Если кто думает, подобно Аделунгу, что гений, — то лучшее, что есть на земле, гений, будящий сонные столетия, — заключается в «приметной силе низших душевных сил», кто, подобно все тому же Аделунгу в книге о стиле, может мыслить себе гений без рассудка, тот мыслит ... без рассудка. Наша эпоха освобождает меня от обязанности бороться с этим грехом против святого духа. Разве Шекспир, Шиллер и другие распределяют разные силы между отдельными персонажами, и разве не приходится им самим быть с одной стороны проницательными, остроумными, рассудительными, учеными, не приходится изощряться и пламенеть и быть всем на свете, и все только для того, чтобы силы эти сверкали как изумруды, а не мерцали как свечные огарки в хижинах нищеты! Односторонний талант дает один тон, как струна клавира, когда ее ударяет молоточек, — но гений подобен Эоловой арфе: одна и та же струна разыгрывается многообразием звучаний от многообразия дуновений ветра. У гения[97] все силы цветут одновременно; фантазия — не цветок, а богиня Флора: сила сил, она смешивает пыльцу цветочных бутонов, готовя новые соединения. Два великих феномена гениальности требуют и гарантируют существование такой Гармонии и такой богини
§ 12. Рассудительность
Первый феномен — рассудительность. Она на каждой ступени предполагает равновесие и спор между действием и терпением, между субъектом и объектом. На самом низшем уровне, отличающем человека от животного и человека бодрствующего от спящего, она требует соблюдать тонкое равновесие между миром внешним и миром внутренним, — у животного внутренний мир пожирается внешним, у человека, с его взволнованной душой, нередко внешний — внутренним. Но есть высшая рассудительность, — она раздваивает и ссорит сам внутренний мир, — ссоря, делит надвое, на Я и его царство, на творца и мир творца. Божественная рассудительность отличается от обыденной, как разум от рассудка (оба вида рассудительности рождаются от разума и рассудка). Обыденная суетная рассудительность всегда обращена наружу, она в высшем смысле всегда пребывает вне себя, никогда не при себе; у тех, кто так рассудителен, всегда сознание сильнее самосознания, ибо последнее предполагает, что человек узрит сам себя, — он одновременно будет виден себе целиком, в двух зеркалах, повернувшийся к ним, отвернувшийся от них. И настолько рассудительность гения отрешается от рассудительности иного рода, что нередко кажется прямой ее противоположностью, и вечно горящий в глубине души светоч гаснет, как гаснут лампады склепов, когда внешний мир и воздух проникают к ним[98]. Но что же доставляет гению эту рассудительность? Равенство в большей степени предполагает свободу, чем свобода — равенство. Внутренняя свобода, присущая рассудительности, доставляется и предоставляется Я чредою, сменой и волнением великих сил, из которых ни одна, возобладав, не может сделаться другим, ложным Я, но каждая может приводить в движение и успокаивать все остальные, так что никогда создатель не затеряется в своем создании.

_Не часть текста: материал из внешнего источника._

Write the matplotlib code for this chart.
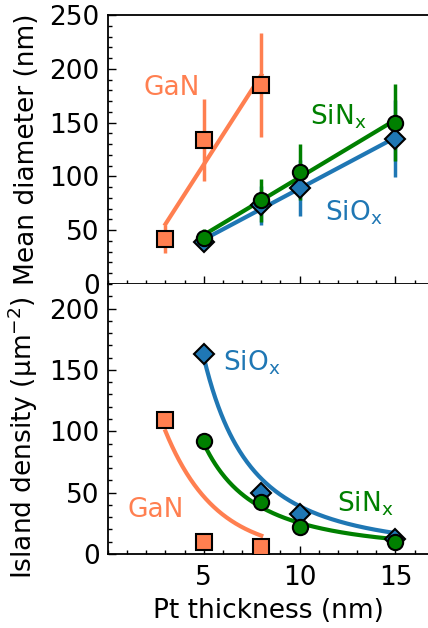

Поэтому поэт, как и философ, — око: все колонны в его душе в зеркалах, его полет — вольный полет пламени, а не взрыв страсти и не взрыв мины, разбрасывающей осколки. Поэтому самый неистовый поэт может быть кротким человеком — всмотритесь в небесный лик Шекспира или, лучше, в его великий драматический эпос... — и даже больше: человек, которого каждую минуту могут продать на невольничьем рынке мгновения, все же кротко и свободно возносится к небесам в своей поэзии, — так Гвидо{1} среди бурь, захвативших человека в нем, округлял нежные головки ангелов и детей и взбивал им кудри, словно бездонное море с его волнующимися потоками, которые все равно являют небесам ясный покой и кроткое дуновение вечерней и утренней зари. Только непонятливый юноша может думать, что огонь гения горит страстным пламенем — так за бюст трезво-поэтического Платона выдают бюст Вакха. Альфиери{2}, вечно взволнованный, с кружащеюся от восторга головой, обретал благодаря своим творениям покой — не столько в себе, сколько в самой жизни, вне себя, а подлинный гений умиротворяет себя, начиная с души; не бушующие, вздымающиеся к небу тяжелые волны — гладь глубины отражает мир.
Рассудительность поэта, которую обычно предполагают в философе, подтверждает родство между ними. Но не много поэтов и философов, в душе которых она светилась так ярко, как в душе Платона, он и был и поэтом и философом — от ясных и четких характеров, им созданных, и до гимнов и идей, этих созвездий подземного неба. И если поразмыслить над рассудительно играющей критикой, с которой Сократ анализирует в «Федре» гимн любви, — этот «Федр» выносит смертный приговор всем трактатам по риторике, — то становится понятно, почему могли отыскаться после смерти Платона двадцать разных начал его «Государства». Гениальный покой{3} равен «непокою» — балансиру, который трудится в часах для того, чтобы умерять, а тем самым поддерживать движение. Чего недоставало нашему великому Гердеру — при остроте, глубине, широте и многообразии его мысли, — чтобы стать большим поэтом? Недоставало конечного сходства с Платоном, — чтобы направляющие крылья (pennae rectrices) соответствовали мощным маховым крыльям (remiges).